Education

Finalists named in search for SC’s next higher ed oversight agency director

Fall leaves surround the grounds of the South Carolina State House Tuesday Dec. 4, 2018, in Columbia, SC.
Fall leaves surround the grounds of the South Carolina State House Tuesday Dec. 4, 2018, in Columbia, SC. gmcintyre@thestate.com

South Carolina’s higher education oversight agency has named three finalists to be the group’s next executive director.

The finalists for executive director of the S.C. Commission on Higher Education include an attorney for a for-profit college in Baltimore, a high-ranking Missouri education administrator and the co-founder of a conservative policy group.

Roughly 60 people applied for the position. Of those, the five-person search committee made up of CHE board members interviewed six people and chose three finalists, interim executive director Mike LeFever said.
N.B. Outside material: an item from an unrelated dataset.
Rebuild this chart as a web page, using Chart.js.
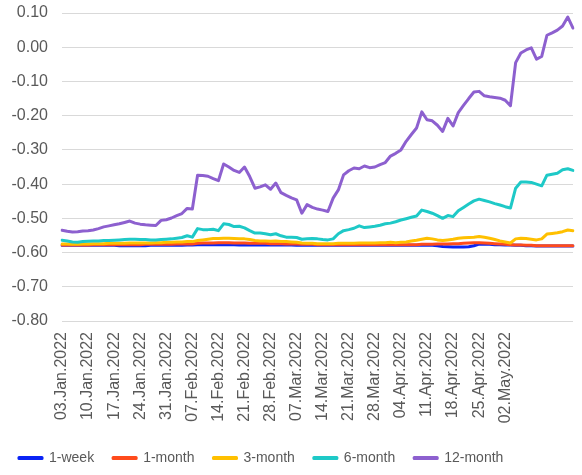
<!DOCTYPE html>
<html>
<head>
<meta charset="utf-8">
<script src="https://cdn.jsdelivr.net/npm/chart.js@4.4.1/dist/chart.umd.min.js"></script>
<style>
  html, body { margin: 0; padding: 0; background: #fff; }
  #wrap { width: 582px; height: 475px; }
</style>
</head>
<body>
<div id="wrap"><canvas id="rateChart"></canvas></div>
<script>
// Business days from 03.Jan.2022 (99 points)
const monthNames = ['Jan', 'Feb', 'Mar', 'Apr', 'May', 'Jun', 'Jul', 'Aug', 'Sep', 'Oct', 'Nov', 'Dec'];
const dates = [];
(function () {
    const d = new Date(Date.UTC(2022, 0, 3));
    while (dates.length < 99) {
        const wd = d.getUTCDay();
        if (wd !== 0 && wd !== 6) {
            const dd = String(d.getUTCDate()).padStart(2, '0');
            dates.push(dd + '.' + monthNames[d.getUTCMonth()] + '.' + d.getUTCFullYear());
        }
        d.setUTCDate(d.getUTCDate() + 1);
    }
})();

// Labels shown on the x axis
const tickLabels = ['03.Jan.2022', '10.Jan.2022', '17.Jan.2022', '24.Jan.2022', '31.Jan.2022',
    '07.Feb.2022', '14.Feb.2022', '21.Feb.2022', '28.Feb.2022', '07.Mar.2022', '14.Mar.2022',
    '21.Mar.2022', '28.Mar.2022', '04.Apr.2022', '11.Apr.2022', '18.Apr.2022', '25.Apr.2022',
    '02.May.2022'];

const week1 = [
    -0.579, -0.579, -0.579, -0.579, -0.579, -0.579, -0.579, -0.579, -0.579, -0.579,
    -0.579, -0.580, -0.580, -0.580, -0.580, -0.580, -0.580, -0.579, -0.579, -0.579,
    -0.579, -0.579, -0.579, -0.579, -0.578, -0.578, -0.577, -0.577, -0.577, -0.577,
    -0.577, -0.577, -0.577, -0.577, -0.578, -0.578, -0.578, -0.578, -0.578, -0.578,
    -0.578, -0.578, -0.578, -0.578, -0.578, -0.579, -0.579, -0.579, -0.579, -0.579,
    -0.579, -0.579, -0.579, -0.579, -0.579, -0.579, -0.579, -0.579, -0.579, -0.579,
    -0.579, -0.579, -0.579, -0.579, -0.579, -0.579, -0.579, -0.579, -0.579, -0.579,
    -0.579, -0.579, -0.580, -0.582, -0.583, -0.584, -0.584, -0.584, -0.583, -0.580,
    -0.575, -0.576, -0.576, -0.577, -0.577, -0.578, -0.578, -0.579, -0.579, -0.580,
    -0.580, -0.581, -0.581, -0.581, -0.581, -0.581, -0.581, -0.581, -0.581
];

const month1 = [
    -0.578, -0.578, -0.578, -0.578, -0.578, -0.578, -0.577, -0.577, -0.577, -0.577,
    -0.577, -0.577, -0.577, -0.577, -0.577, -0.577, -0.576, -0.576, -0.576, -0.576,
    -0.576, -0.576, -0.575, -0.575, -0.575, -0.575, -0.573, -0.572, -0.572, -0.572,
    -0.571, -0.571, -0.571, -0.572, -0.572, -0.572, -0.573, -0.573, -0.573, -0.573,
    -0.574, -0.574, -0.574, -0.575, -0.575, -0.575, -0.576, -0.576, -0.576, -0.577,
    -0.577, -0.577, -0.577, -0.577, -0.577, -0.577, -0.577, -0.577, -0.577, -0.577,
    -0.577, -0.577, -0.577, -0.577, -0.577, -0.577, -0.577, -0.577, -0.577, -0.576,
    -0.576, -0.576, -0.575, -0.575, -0.575, -0.574, -0.574, -0.573, -0.572, -0.571,
    -0.571, -0.572, -0.573, -0.574, -0.575, -0.576, -0.577, -0.578, -0.578, -0.579,
    -0.579, -0.580, -0.580, -0.580, -0.580, -0.580, -0.580, -0.580, -0.580
];

const month3 = [
    -0.575, -0.575, -0.576, -0.576, -0.575, -0.575, -0.574, -0.574, -0.574, -0.573,
    -0.573, -0.573, -0.573, -0.572, -0.572, -0.572, -0.572, -0.572, -0.571, -0.571,
    -0.570, -0.570, -0.569, -0.569, -0.568, -0.568, -0.565, -0.563, -0.561, -0.559,
    -0.559, -0.558, -0.558, -0.559, -0.560, -0.560, -0.562, -0.565, -0.566, -0.566,
    -0.567, -0.566, -0.568, -0.568, -0.569, -0.570, -0.572, -0.573, -0.573, -0.574,
    -0.574, -0.574, -0.574, -0.573, -0.573, -0.573, -0.573, -0.572, -0.572, -0.572,
    -0.572, -0.571, -0.571, -0.570, -0.571, -0.570, -0.569, -0.566, -0.564, -0.561,
    -0.558, -0.560, -0.563, -0.565, -0.563, -0.561, -0.558, -0.557, -0.556, -0.555,
    -0.553, -0.555, -0.558, -0.562, -0.566, -0.569, -0.572, -0.560, -0.558, -0.559,
    -0.561, -0.563, -0.560, -0.546, -0.544, -0.542, -0.539, -0.534, -0.536
];

const month6 = [
    -0.564, -0.566, -0.569, -0.570, -0.568, -0.567, -0.566, -0.566, -0.565, -0.565,
    -0.564, -0.563, -0.562, -0.561, -0.561, -0.562, -0.562, -0.563, -0.563, -0.562,
    -0.561, -0.560, -0.558, -0.556, -0.551, -0.555, -0.530, -0.533, -0.533, -0.532,
    -0.536, -0.516, -0.518, -0.524, -0.523, -0.528, -0.536, -0.543, -0.543, -0.545,
    -0.548, -0.545, -0.551, -0.555, -0.555, -0.556, -0.561, -0.560, -0.559, -0.560,
    -0.562, -0.563, -0.560, -0.545, -0.536, -0.533, -0.529, -0.522, -0.527, -0.525,
    -0.523, -0.520, -0.516, -0.514, -0.510, -0.505, -0.501, -0.497, -0.493, -0.476,
    -0.480, -0.485, -0.492, -0.500, -0.492, -0.495, -0.478, -0.468, -0.458, -0.449,
    -0.444, -0.448, -0.452, -0.457, -0.461, -0.466, -0.470, -0.412, -0.394, -0.394,
    -0.395, -0.400, -0.405, -0.374, -0.371, -0.368, -0.358, -0.355, -0.360
];

const month12 = [
    -0.535, -0.538, -0.540, -0.539, -0.537, -0.536, -0.534, -0.530, -0.525, -0.522,
    -0.519, -0.516, -0.512, -0.508, -0.514, -0.517, -0.519, -0.520, -0.521, -0.506,
    -0.504, -0.499, -0.492, -0.486, -0.471, -0.473, -0.374, -0.375, -0.377, -0.384,
    -0.390, -0.341, -0.350, -0.360, -0.366, -0.350, -0.378, -0.412, -0.408, -0.402,
    -0.415, -0.397, -0.425, -0.433, -0.440, -0.446, -0.485, -0.460, -0.468, -0.473,
    -0.476, -0.480, -0.441, -0.417, -0.373, -0.361, -0.353, -0.355, -0.347, -0.352,
    -0.350, -0.343, -0.337, -0.318, -0.310, -0.300, -0.275, -0.255, -0.236, -0.189,
    -0.212, -0.215, -0.228, -0.246, -0.208, -0.230, -0.191, -0.170, -0.150, -0.131,
    -0.129, -0.142, -0.145, -0.147, -0.149, -0.155, -0.171, -0.045, -0.017, -0.008,
    -0.002, -0.035, -0.027, 0.035, 0.042, 0.050, 0.062, 0.088, 0.056
];

const fontFamily = '"Liberation Sans", Arial, sans-serif';
const textColor = '#595959';

function lineSet(label, data, color, order) {
    return {
        label: label,
        data: data,
        borderColor: color,
        backgroundColor: color,
        borderWidth: 3,
        pointRadius: 0,
        borderJoinStyle: 'round',
        borderCapStyle: 'round',
        fill: false,
        tension: 0,
        order: order
    };
}

new Chart(document.getElementById('rateChart'), {
    type: 'line',
    data: {
        labels: dates,
        datasets: [
            lineSet('1-week', week1, '#0a24f5', 5),
            lineSet('1-month', month1, '#ff4b1c', 4),
            lineSet('3-month', month3, '#ffc000', 3),
            lineSet('6-month', month6, '#1ec9c7', 2),
            lineSet('12-month', month12, '#8d60cf', 1)
        ]
    },
    options: {
        responsive: true,
        maintainAspectRatio: false,
        animation: false,
        layout: {
            padding: { top: 13, right: 9, left: 0, bottom: 0 }
        },
        scales: {
            x: {
                grid: { display: false },
                border: { display: false },
                ticks: {
                    autoSkip: false,
                    minRotation: 90,
                    maxRotation: 90,
                    padding: 3,
                    color: textColor,
                    font: { family: fontFamily, size: 16 },
                    callback: function (val) {
                        const l = this.getLabelForValue(val);
                        return tickLabels.includes(l) ? l : null;
                    }
                },
                afterFit: (scale) => { scale.height = 111; }
            },
            y: {
                min: -0.8,
                max: 0.1,
                // invisible tick marks keep the gap between labels and plot
                grid: { color: '#d9d9d9', lineWidth: 1, drawTicks: true, tickLength: 14, tickColor: 'rgba(0,0,0,0)' },
                border: { display: false },
                ticks: {
                    stepSize: 0.1,
                    padding: 0,
                    color: textColor,
                    font: { family: fontFamily, size: 16 },
                    callback: (v) => (Math.abs(v) < 1e-9 ? 0 : v).toFixed(2)
                },
                afterFit: (scale) => { scale.width = 62; }
            }
        },
        plugins: {
            legend: {
                position: 'bottom',
                align: 'start',
                labels: {
                    boxWidth: 23,
                    boxHeight: 1,
                    padding: 19,
                    color: textColor,
                    font: { family: fontFamily, size: 14 },
                    sort: (a, b) => a.datasetIndex - b.datasetIndex
                }
            },
            tooltip: { enabled: false }
        }
    }
});
</script>
</body>
</html>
Those finalists are:

  • Mary J. Broadwater, assistant divisional counsel, Laureate Education Inc., Baltimore, Maryland
  • Rusty L. Monhollon, assistant commissioner for academic affairs, Missouri Department of Higher Education, Jefferson City, Missouri
  • Oran P. Smith, co-founder, senior fellow and secretary of the Board of Directors, Palmetto Promise Institute, Columbia

CHE did not hire a search firm to recruit candidates. The only advertising the agency did was placing a notice on the state’s job postings website, LeFever said.

“The finalists represent the very best from an extremely talented pool of professionals,” said Charles Dalton, the commissioner from Greenville and chair of the five-member search committee. “We look forward to introducing them to South Carolina’s higher education community before selecting the next Commission leader.”

LeFever took over at the commission after his predecessor, Jeff Schilz, received a $91,500 raise that some lawmakers called illegal. Schilz and former CHE board chair Tim Hofferth were forced out amid the fallout, according to a previous article from The State.

LeFever had said from the beginning that he did not want a permanent role. LeFever, who previously worked as the head of S.C. Independent Colleges and Universities, said he is ready for a break.

“This is my third retirement,” LeFever joked. “Hopefully it sticks.”